What needs to be done → From the listing below, output the lines between the one with "Give me the matplotlib source for this chart." and the one with "plt.rcParams['mathtext.default'] = 'regular'", including those two, and nothing else. Pictures are not copied.

Data lines →
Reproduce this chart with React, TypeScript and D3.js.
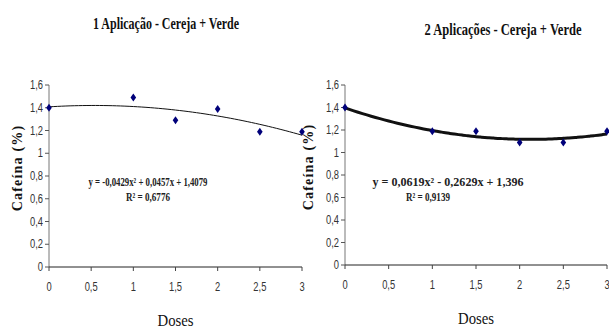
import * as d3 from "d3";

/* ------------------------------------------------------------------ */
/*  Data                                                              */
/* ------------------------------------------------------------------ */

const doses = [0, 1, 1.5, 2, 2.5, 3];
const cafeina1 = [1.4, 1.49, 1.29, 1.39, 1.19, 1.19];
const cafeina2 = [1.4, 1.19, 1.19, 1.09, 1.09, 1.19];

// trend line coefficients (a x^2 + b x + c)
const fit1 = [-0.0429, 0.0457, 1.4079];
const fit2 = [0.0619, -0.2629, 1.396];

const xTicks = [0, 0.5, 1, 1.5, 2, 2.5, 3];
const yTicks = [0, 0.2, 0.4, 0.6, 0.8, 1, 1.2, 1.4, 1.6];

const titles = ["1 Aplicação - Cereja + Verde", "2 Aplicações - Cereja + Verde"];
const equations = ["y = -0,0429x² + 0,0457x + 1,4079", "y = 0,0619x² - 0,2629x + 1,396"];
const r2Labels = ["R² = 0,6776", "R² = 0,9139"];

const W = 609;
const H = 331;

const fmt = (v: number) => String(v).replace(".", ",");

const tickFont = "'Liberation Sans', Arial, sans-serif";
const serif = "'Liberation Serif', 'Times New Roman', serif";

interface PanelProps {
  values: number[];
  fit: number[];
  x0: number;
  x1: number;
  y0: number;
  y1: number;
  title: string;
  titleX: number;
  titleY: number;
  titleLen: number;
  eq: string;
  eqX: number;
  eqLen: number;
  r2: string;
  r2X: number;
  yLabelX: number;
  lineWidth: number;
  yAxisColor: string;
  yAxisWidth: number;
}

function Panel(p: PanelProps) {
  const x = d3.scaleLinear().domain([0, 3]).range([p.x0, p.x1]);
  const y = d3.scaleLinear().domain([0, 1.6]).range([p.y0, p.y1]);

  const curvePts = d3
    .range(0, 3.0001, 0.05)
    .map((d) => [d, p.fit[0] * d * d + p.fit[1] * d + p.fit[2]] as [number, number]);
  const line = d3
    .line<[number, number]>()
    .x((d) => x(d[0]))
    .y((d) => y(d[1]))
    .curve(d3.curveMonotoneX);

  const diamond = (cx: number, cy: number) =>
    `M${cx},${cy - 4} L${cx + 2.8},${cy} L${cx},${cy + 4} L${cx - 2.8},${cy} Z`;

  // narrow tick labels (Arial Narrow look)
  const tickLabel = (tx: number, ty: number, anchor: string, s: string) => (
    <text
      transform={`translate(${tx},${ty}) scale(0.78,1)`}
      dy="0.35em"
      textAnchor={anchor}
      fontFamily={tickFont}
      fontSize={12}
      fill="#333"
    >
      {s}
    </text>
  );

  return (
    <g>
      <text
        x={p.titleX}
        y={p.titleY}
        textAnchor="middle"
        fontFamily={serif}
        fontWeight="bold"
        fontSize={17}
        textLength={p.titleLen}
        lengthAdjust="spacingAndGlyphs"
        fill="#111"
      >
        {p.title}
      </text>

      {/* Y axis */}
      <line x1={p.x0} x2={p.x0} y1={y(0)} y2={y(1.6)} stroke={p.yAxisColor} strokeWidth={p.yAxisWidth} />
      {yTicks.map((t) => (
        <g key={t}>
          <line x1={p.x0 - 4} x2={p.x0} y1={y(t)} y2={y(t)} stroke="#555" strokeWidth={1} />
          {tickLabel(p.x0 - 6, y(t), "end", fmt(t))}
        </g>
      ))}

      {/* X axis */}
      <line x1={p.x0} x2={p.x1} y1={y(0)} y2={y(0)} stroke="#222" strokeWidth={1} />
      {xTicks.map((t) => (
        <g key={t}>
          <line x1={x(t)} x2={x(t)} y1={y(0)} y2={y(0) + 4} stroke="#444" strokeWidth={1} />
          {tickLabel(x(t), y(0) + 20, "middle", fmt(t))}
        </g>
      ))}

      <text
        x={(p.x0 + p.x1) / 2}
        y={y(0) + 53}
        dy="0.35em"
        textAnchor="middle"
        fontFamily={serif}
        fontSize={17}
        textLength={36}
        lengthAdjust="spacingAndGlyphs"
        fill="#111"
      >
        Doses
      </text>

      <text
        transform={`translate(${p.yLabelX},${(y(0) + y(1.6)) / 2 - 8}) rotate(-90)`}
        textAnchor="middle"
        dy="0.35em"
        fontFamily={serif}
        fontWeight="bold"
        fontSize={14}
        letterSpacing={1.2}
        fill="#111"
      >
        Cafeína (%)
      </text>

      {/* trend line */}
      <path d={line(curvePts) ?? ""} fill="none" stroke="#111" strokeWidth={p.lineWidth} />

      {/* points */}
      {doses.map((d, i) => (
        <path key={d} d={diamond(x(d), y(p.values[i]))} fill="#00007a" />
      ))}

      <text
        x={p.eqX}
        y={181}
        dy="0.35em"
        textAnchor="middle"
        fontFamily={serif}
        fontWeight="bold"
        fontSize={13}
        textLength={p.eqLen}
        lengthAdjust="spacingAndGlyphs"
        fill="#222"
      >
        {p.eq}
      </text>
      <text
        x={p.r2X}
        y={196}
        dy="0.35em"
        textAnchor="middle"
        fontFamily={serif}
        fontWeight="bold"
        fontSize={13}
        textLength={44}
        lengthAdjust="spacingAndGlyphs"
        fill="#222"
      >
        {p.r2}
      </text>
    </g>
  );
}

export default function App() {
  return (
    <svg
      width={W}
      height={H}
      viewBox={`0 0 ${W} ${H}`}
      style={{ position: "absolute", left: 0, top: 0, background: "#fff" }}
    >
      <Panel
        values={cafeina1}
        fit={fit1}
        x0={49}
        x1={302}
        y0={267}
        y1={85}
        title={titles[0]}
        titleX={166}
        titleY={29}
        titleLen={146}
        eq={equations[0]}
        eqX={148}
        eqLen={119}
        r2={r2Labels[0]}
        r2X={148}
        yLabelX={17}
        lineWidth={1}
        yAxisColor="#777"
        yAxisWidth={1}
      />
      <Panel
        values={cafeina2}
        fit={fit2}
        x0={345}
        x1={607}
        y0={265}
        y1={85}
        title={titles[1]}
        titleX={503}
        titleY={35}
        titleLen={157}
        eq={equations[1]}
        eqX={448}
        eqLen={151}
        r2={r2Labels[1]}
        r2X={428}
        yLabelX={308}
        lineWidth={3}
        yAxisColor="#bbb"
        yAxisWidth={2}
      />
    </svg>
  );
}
...
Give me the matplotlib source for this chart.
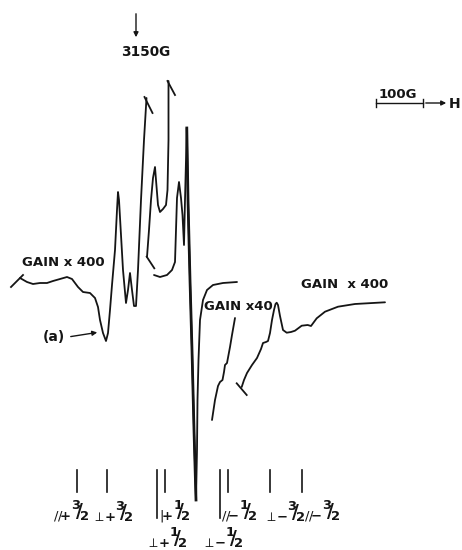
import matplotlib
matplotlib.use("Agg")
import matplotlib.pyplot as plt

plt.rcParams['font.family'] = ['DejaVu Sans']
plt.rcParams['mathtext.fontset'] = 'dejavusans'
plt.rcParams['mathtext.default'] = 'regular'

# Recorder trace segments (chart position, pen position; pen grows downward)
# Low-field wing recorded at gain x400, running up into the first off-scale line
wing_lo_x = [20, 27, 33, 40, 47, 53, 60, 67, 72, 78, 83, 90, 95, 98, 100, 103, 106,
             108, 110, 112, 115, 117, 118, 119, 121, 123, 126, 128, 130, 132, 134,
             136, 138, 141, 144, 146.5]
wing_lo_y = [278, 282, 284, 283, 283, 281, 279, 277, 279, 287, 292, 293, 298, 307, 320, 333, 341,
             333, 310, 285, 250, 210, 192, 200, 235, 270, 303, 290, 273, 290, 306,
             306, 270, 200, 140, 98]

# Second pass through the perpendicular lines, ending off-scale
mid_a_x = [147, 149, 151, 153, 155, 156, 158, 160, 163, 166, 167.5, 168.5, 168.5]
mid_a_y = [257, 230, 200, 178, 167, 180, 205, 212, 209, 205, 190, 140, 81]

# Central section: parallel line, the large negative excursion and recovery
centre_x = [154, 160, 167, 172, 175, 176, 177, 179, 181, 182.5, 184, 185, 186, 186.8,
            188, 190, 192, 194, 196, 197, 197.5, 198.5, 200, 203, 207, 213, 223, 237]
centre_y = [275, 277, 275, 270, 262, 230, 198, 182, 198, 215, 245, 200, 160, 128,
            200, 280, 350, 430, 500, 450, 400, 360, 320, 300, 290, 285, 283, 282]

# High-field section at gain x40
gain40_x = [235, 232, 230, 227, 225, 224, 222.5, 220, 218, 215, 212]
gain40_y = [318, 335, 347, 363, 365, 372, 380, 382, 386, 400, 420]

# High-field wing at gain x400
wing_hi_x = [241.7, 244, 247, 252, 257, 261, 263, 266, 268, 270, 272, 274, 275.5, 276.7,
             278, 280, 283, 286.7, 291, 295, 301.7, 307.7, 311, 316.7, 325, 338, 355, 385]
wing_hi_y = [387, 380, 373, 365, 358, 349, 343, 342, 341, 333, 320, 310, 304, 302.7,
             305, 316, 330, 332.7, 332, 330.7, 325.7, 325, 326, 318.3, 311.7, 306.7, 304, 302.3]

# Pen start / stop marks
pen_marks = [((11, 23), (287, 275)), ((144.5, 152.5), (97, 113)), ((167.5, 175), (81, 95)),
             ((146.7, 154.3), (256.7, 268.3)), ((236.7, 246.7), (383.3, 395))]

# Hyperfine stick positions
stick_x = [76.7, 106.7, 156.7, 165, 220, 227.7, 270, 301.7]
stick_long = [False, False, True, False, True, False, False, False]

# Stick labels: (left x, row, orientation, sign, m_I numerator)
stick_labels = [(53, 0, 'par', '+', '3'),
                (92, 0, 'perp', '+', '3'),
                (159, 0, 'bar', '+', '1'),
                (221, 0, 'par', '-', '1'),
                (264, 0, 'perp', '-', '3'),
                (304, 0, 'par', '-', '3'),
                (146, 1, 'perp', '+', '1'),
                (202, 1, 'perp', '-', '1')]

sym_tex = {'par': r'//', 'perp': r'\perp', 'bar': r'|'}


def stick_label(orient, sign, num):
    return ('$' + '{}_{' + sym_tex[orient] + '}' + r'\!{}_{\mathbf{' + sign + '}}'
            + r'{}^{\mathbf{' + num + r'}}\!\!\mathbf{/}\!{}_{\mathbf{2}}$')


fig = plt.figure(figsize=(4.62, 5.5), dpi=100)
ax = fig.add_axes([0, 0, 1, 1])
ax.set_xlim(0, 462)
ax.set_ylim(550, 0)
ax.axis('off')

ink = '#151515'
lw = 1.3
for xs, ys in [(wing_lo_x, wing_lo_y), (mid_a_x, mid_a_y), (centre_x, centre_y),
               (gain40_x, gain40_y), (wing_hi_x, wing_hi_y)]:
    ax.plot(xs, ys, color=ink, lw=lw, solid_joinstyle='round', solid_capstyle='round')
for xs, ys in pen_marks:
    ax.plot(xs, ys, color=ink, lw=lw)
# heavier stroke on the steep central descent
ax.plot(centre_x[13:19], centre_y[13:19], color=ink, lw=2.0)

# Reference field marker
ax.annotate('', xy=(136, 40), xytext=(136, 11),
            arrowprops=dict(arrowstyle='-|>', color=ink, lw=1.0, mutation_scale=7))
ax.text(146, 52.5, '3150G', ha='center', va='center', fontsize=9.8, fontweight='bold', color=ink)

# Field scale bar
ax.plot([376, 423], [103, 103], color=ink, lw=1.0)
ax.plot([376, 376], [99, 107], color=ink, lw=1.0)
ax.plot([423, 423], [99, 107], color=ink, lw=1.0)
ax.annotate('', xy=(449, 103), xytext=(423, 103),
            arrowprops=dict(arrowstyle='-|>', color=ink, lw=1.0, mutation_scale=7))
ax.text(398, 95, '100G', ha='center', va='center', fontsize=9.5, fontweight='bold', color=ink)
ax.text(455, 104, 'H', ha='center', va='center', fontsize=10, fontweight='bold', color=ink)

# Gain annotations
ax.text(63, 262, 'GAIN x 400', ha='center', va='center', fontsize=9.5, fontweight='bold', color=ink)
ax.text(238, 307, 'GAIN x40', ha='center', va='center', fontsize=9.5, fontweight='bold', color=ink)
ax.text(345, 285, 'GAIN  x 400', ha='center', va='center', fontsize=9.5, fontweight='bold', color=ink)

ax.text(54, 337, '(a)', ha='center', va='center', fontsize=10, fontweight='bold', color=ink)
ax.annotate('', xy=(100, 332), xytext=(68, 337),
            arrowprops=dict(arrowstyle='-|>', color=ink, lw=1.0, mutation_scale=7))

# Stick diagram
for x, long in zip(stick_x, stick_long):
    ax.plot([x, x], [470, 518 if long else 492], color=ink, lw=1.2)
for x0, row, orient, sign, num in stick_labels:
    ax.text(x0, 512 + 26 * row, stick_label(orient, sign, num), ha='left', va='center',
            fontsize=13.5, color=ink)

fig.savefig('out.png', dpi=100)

Response to the task →
Give me the matplotlib source for this chart.
import matplotlib
matplotlib.use("Agg")
import matplotlib.pyplot as plt

plt.rcParams['font.family'] = ['DejaVu Sans']
plt.rcParams['mathtext.fontset'] = 'dejavusans'
plt.rcParams['mathtext.default'] = 'regular'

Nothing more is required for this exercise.